Tips and Tricks of Interior Decorating
Now that you have found your design style that matches either the vintage furniture you have or your modern décor and your ideas for adding vintage furniture, it should become much easier for you to begin the process of design.
Proportion and Scale Most interior decorations would not pair a sleek, modern loveseat with a large, plush and overstuffed lounge chair because to the eye, it appears disproportionate. When planning your modern room with vintage furniture, your items should scale and proportion well together. A cohesiveness should be felt within the room. If you note something that feels off, it most likely does not follow the rest of the proportion and scale of the room of décor. A great place to begin if you are unfamiliar with proportion and scale is to study The Rule of Thirds and The Golden Ratio.

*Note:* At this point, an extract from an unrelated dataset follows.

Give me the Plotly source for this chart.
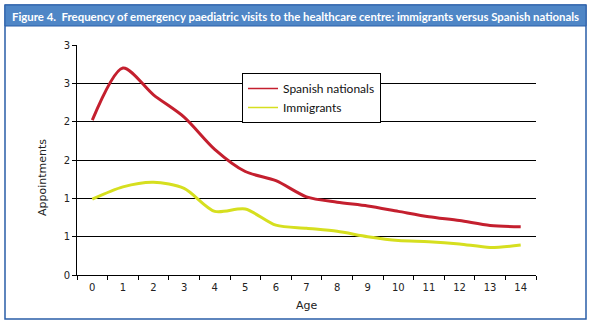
import plotly.graph_objects as go

ages = [str(a) for a in range(15)]
spanish = [2.02, 2.70, 2.35, 2.06, 1.64, 1.35, 1.23, 1.02, 0.95, 0.90, 0.83, 0.76, 0.71, 0.645, 0.63]
immigrants = [0.99, 1.15, 1.21, 1.13, 0.83, 0.86, 0.65, 0.61, 0.57, 0.50, 0.45, 0.435, 0.405, 0.36, 0.39]
y_tickvals = [0, 0.5, 1, 1.5, 2, 2.5, 3]
y_ticktext = ["0", "1", "1", "2", "2", "3", "3"]

RED = "#c41f2e"
YEL = "#d6df1f"
TICKFONT = dict(family="DejaVu Sans", size=10, color="#222")
TITLEFONT = dict(family="DejaVu Sans", size=11, color="#222")

W, H = 594, 326
L, R, T, B = 77, 58, 45, 51
pw, ph = W - L - R, H - T - B

def px(x):
    return (x - L) / pw

def py(y):
    return (H - B - y) / ph

fig = go.Figure()
fig.add_trace(go.Scatter(x=ages, y=spanish, mode="lines", showlegend=False,
                         line=dict(color=RED, width=3, shape="spline", smoothing=0.8)))
fig.add_trace(go.Scatter(x=ages, y=immigrants, mode="lines", showlegend=False,
                         line=dict(color=YEL, width=3, shape="spline", smoothing=0.8)))
# legend entries
fig.add_trace(go.Scatter(x=[None], y=[None], mode="lines", name="Spanish nationals",
                         line=dict(color=RED, width=1.5)))
fig.add_trace(go.Scatter(x=[None], y=[None], mode="lines", name="Immigrants",
                         line=dict(color=YEL, width=1.5)))

fig.update_layout(
    width=W, height=H,
    margin=dict(l=L, r=R, t=T, b=B),
    paper_bgcolor="white", plot_bgcolor="white",
    legend=dict(x=px(242), y=py(73), xanchor="left", yanchor="top",
                bordercolor="black", borderwidth=1, bgcolor="white",
                font=dict(family="Lato", size=12, color="#111"),
                tracegroupgap=0, itemwidth=30),
    xaxis=dict(type="category", tickson="boundaries", ticks="outside", ticklen=4,
               tickcolor="black", showline=True, linecolor="black", linewidth=1,
               showgrid=False, tickfont=TICKFONT, range=[-0.5, 14.5], zeroline=False,
               ticklabelstandoff=3),
    yaxis=dict(range=[0, 3], tickvals=y_tickvals, ticktext=y_ticktext,
               ticks="outside", ticklen=4, tickcolor="black",
               showline=True, linecolor="black", linewidth=1,
               showgrid=True, gridcolor="black", gridwidth=1,
               tickfont=TICKFONT, zeroline=False),
    showlegend=True,
)

# frame and title bar
fig.add_shape(type="rect", xref="paper", yref="paper",
              x0=px(5), x1=px(586), y0=py(319), y1=py(5),
              line=dict(color="#2a5ea8", width=1.5), fillcolor="rgba(0,0,0,0)", layer="below")
fig.add_shape(type="rect", xref="paper", yref="paper",
              x0=px(5), x1=px(586), y0=py(26), y1=py(5),
              line=dict(color="#2a5ea8", width=1), fillcolor="#4f86c6", layer="below")

fig.add_annotation(xref="paper", yref="paper", x=px(10), y=py(16),
                   xanchor="left", yanchor="middle", showarrow=False,
                   text="<b>Figure 4.  Frequency of emergency paediatric visits to the healthcare centre: immigrants versus Spanish nationals</b>",
                   font=dict(family="Lato", size=11.4, color="white"))
fig.add_annotation(xref="paper", yref="paper", x=px(42), y=py(178),
                   xanchor="center", yanchor="middle", showarrow=False, textangle=-90,
                   text="Appointments", font=TITLEFONT)
fig.add_annotation(xref="paper", yref="paper", x=px(307), y=py(305),
                   xanchor="center", yanchor="middle", showarrow=False,
                   text="Age", font=TITLEFONT)

fig.write_html("out.html")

Unify your furniture styles with color. Mixing the vintage with the modern can be pulled together as easily as choosing a color palette that they both share. This fosters a cohesive design regardless of the furniture era by uniting the style elements or colors. For example, pick a color that matches your antique Louis XV armchair for visual elements, or match a modern couch with your Empire glass coffee table.
Make your vintage furniture the focal point. If you are unsure what to do with your Rococo Revival Rocaille Wall Mirror in a living room with a minimalist look, for instance, let it shine. Direct the eyes immediately toward it—or any vintage piece, such as an antique coffee table, a curio cabinet, and so on. Play up your vintage furniture by making them the centerpiece for the room.
And the last, but most important tip for modern decorating with vintage furniture, and for interior design, in general, is to never sacrifice the items you love to follow any of the above rules. Your home and your décor must appeal and look good to you, using the vintage and antique furniture that you truly love. There will always be a place in any design for that item that you adore.